▸ Task to complete
All lines below must be repeated exactly, with the pictures omitted.

▸ Dataset section
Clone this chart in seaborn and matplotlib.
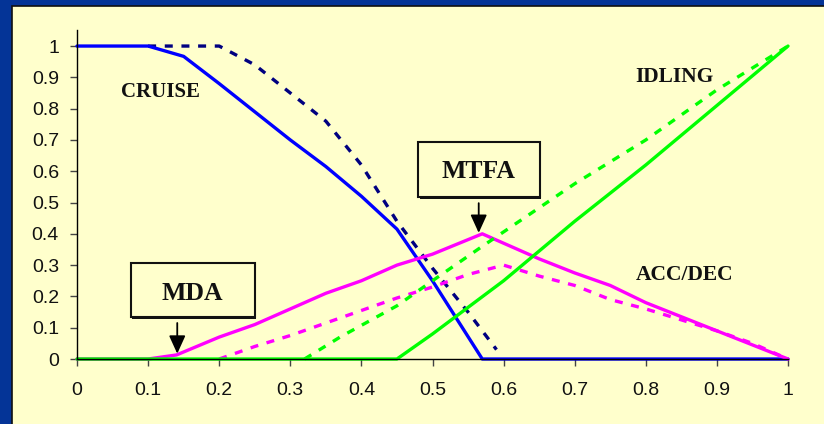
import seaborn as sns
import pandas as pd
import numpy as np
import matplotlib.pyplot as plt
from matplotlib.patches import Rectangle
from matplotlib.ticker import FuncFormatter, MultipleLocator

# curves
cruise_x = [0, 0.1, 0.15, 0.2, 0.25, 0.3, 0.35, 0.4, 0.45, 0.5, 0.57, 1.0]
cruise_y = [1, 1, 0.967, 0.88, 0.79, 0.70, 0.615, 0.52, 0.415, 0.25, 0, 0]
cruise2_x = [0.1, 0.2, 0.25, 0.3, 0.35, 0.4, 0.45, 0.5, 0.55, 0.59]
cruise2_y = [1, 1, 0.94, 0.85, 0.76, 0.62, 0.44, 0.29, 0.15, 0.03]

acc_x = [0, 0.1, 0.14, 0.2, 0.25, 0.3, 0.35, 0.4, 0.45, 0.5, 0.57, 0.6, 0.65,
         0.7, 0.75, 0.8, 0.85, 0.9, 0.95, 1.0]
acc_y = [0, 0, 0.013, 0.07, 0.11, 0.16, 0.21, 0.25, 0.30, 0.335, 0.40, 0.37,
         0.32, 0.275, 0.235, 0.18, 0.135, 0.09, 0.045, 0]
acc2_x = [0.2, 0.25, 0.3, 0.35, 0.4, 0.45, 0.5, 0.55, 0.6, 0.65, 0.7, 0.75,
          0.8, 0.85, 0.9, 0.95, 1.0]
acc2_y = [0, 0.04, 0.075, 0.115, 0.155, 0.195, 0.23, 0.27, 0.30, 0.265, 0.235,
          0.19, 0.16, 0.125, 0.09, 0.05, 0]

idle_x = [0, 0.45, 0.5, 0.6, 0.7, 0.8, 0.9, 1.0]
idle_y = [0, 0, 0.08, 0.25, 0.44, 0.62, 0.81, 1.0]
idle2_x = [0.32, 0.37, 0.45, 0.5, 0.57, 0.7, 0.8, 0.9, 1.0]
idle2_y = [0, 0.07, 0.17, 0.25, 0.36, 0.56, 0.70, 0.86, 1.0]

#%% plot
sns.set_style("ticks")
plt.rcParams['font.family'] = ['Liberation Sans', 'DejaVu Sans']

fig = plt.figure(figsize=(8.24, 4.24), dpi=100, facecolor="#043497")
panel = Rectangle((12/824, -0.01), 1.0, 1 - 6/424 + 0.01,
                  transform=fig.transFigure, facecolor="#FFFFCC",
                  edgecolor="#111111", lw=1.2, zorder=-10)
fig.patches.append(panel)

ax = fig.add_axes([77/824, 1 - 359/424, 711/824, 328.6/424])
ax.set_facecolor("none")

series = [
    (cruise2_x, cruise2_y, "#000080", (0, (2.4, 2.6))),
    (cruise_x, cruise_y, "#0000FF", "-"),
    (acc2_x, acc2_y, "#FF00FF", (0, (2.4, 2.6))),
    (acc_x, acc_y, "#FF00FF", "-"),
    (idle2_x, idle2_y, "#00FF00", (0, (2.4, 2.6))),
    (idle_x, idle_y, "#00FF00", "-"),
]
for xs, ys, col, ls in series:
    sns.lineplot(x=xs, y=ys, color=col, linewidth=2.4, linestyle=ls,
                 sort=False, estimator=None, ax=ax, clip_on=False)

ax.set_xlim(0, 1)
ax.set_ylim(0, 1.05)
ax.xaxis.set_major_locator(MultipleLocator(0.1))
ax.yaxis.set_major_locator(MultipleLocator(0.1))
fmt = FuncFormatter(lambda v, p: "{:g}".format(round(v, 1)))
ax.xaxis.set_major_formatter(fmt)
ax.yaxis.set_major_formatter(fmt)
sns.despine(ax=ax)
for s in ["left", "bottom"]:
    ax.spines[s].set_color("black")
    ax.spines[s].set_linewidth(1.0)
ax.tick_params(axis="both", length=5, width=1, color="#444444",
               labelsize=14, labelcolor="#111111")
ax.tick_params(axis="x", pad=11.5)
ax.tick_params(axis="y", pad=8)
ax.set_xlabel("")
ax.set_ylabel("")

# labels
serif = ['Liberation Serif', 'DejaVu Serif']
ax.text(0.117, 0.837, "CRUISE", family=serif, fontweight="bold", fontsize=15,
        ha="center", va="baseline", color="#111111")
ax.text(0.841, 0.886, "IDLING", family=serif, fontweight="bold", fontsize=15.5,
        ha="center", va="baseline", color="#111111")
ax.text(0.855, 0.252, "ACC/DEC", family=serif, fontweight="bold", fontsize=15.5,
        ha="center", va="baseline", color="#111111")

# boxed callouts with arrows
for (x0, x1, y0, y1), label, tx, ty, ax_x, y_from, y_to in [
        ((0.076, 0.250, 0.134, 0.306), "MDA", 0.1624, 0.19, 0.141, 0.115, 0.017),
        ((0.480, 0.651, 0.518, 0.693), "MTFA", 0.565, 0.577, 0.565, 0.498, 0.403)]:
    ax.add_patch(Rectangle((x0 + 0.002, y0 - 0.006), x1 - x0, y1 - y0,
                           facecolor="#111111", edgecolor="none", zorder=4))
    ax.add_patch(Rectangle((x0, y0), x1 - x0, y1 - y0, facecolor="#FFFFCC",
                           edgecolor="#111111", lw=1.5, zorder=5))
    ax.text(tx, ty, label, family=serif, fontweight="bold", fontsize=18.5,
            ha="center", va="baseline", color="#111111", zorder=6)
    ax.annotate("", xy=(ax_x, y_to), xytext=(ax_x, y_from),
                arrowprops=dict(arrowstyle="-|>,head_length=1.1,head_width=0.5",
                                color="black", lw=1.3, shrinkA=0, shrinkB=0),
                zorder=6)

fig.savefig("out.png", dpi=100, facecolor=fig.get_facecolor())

▸ Task output
Clone this chart in seaborn and matplotlib.
import seaborn as sns
import pandas as pd
import numpy as np
import matplotlib.pyplot as plt
from matplotlib.patches import Rectangle
from matplotlib.ticker import FuncFormatter, MultipleLocator

# curves
cruise_x = [0, 0.1, 0.15, 0.2, 0.25, 0.3, 0.35, 0.4, 0.45, 0.5, 0.57, 1.0]
cruise_y = [1, 1, 0.967, 0.88, 0.79, 0.70, 0.615, 0.52, 0.415, 0.25, 0, 0]
cruise2_x = [0.1, 0.2, 0.25, 0.3, 0.35, 0.4, 0.45, 0.5, 0.55, 0.59]
cruise2_y = [1, 1, 0.94, 0.85, 0.76, 0.62, 0.44, 0.29, 0.15, 0.03]

acc_x = [0, 0.1, 0.14, 0.2, 0.25, 0.3, 0.35, 0.4, 0.45, 0.5, 0.57, 0.6, 0.65,
         0.7, 0.75, 0.8, 0.85, 0.9, 0.95, 1.0]
acc_y = [0, 0, 0.013, 0.07, 0.11, 0.16, 0.21, 0.25, 0.30, 0.335, 0.40, 0.37,
         0.32, 0.275, 0.235, 0.18, 0.135, 0.09, 0.045, 0]
acc2_x = [0.2, 0.25, 0.3, 0.35, 0.4, 0.45, 0.5, 0.55, 0.6, 0.65, 0.7, 0.75,
          0.8, 0.85, 0.9, 0.95, 1.0]
acc2_y = [0, 0.04, 0.075, 0.115, 0.155, 0.195, 0.23, 0.27, 0.30, 0.265, 0.235,
          0.19, 0.16, 0.125, 0.09, 0.05, 0]

idle_x = [0, 0.45, 0.5, 0.6, 0.7, 0.8, 0.9, 1.0]
idle_y = [0, 0, 0.08, 0.25, 0.44, 0.62, 0.81, 1.0]
idle2_x = [0.32, 0.37, 0.45, 0.5, 0.57, 0.7, 0.8, 0.9, 1.0]
idle2_y = [0, 0.07, 0.17, 0.25, 0.36, 0.56, 0.70, 0.86, 1.0]

#%% plot
sns.set_style("ticks")
plt.rcParams['font.family'] = ['Liberation Sans', 'DejaVu Sans']

fig = plt.figure(figsize=(8.24, 4.24), dpi=100, facecolor="#043497")
panel = Rectangle((12/824, -0.01), 1.0, 1 - 6/424 + 0.01,
                  transform=fig.transFigure, facecolor="#FFFFCC",
                  edgecolor="#111111", lw=1.2, zorder=-10)
fig.patches.append(panel)

ax = fig.add_axes([77/824, 1 - 359/424, 711/824, 328.6/424])
ax.set_facecolor("none")

series = [
    (cruise2_x, cruise2_y, "#000080", (0, (2.4, 2.6))),
    (cruise_x, cruise_y, "#0000FF", "-"),
    (acc2_x, acc2_y, "#FF00FF", (0, (2.4, 2.6))),
    (acc_x, acc_y, "#FF00FF", "-"),
    (idle2_x, idle2_y, "#00FF00", (0, (2.4, 2.6))),
    (idle_x, idle_y, "#00FF00", "-"),
]
for xs, ys, col, ls in series:
    sns.lineplot(x=xs, y=ys, color=col, linewidth=2.4, linestyle=ls,
                 sort=False, estimator=None, ax=ax, clip_on=False)

ax.set_xlim(0, 1)
ax.set_ylim(0, 1.05)
ax.xaxis.set_major_locator(MultipleLocator(0.1))
ax.yaxis.set_major_locator(MultipleLocator(0.1))
fmt = FuncFormatter(lambda v, p: "{:g}".format(round(v, 1)))
ax.xaxis.set_major_formatter(fmt)
ax.yaxis.set_major_formatter(fmt)
sns.despine(ax=ax)
for s in ["left", "bottom"]:
    ax.spines[s].set_color("black")
    ax.spines[s].set_linewidth(1.0)
ax.tick_params(axis="both", length=5, width=1, color="#444444",
               labelsize=14, labelcolor="#111111")
ax.tick_params(axis="x", pad=11.5)
ax.tick_params(axis="y", pad=8)
ax.set_xlabel("")
ax.set_ylabel("")

# labels
serif = ['Liberation Serif', 'DejaVu Serif']
ax.text(0.117, 0.837, "CRUISE", family=serif, fontweight="bold", fontsize=15,
        ha="center", va="baseline", color="#111111")
ax.text(0.841, 0.886, "IDLING", family=serif, fontweight="bold", fontsize=15.5,
        ha="center", va="baseline", color="#111111")
ax.text(0.855, 0.252, "ACC/DEC", family=serif, fontweight="bold", fontsize=15.5,
        ha="center", va="baseline", color="#111111")

# boxed callouts with arrows
for (x0, x1, y0, y1), label, tx, ty, ax_x, y_from, y_to in [
        ((0.076, 0.250, 0.134, 0.306), "MDA", 0.1624, 0.19, 0.141, 0.115, 0.017),
        ((0.480, 0.651, 0.518, 0.693), "MTFA", 0.565, 0.577, 0.565, 0.498, 0.403)]:
    ax.add_patch(Rectangle((x0 + 0.002, y0 - 0.006), x1 - x0, y1 - y0,
                           facecolor="#111111", edgecolor="none", zorder=4))
    ax.add_patch(Rectangle((x0, y0), x1 - x0, y1 - y0, facecolor="#FFFFCC",
                           edgecolor="#111111", lw=1.5, zorder=5))
    ax.text(tx, ty, label, family=serif, fontweight="bold", fontsize=18.5,
            ha="center", va="baseline", color="#111111", zorder=6)
    ax.annotate("", xy=(ax_x, y_to), xytext=(ax_x, y_from),
                arrowprops=dict(arrowstyle="-|>,head_length=1.1,head_width=0.5",
                                color="black", lw=1.3, shrinkA=0, shrinkB=0),
                zorder=6)

fig.savefig("out.png", dpi=100, facecolor=fig.get_facecolor())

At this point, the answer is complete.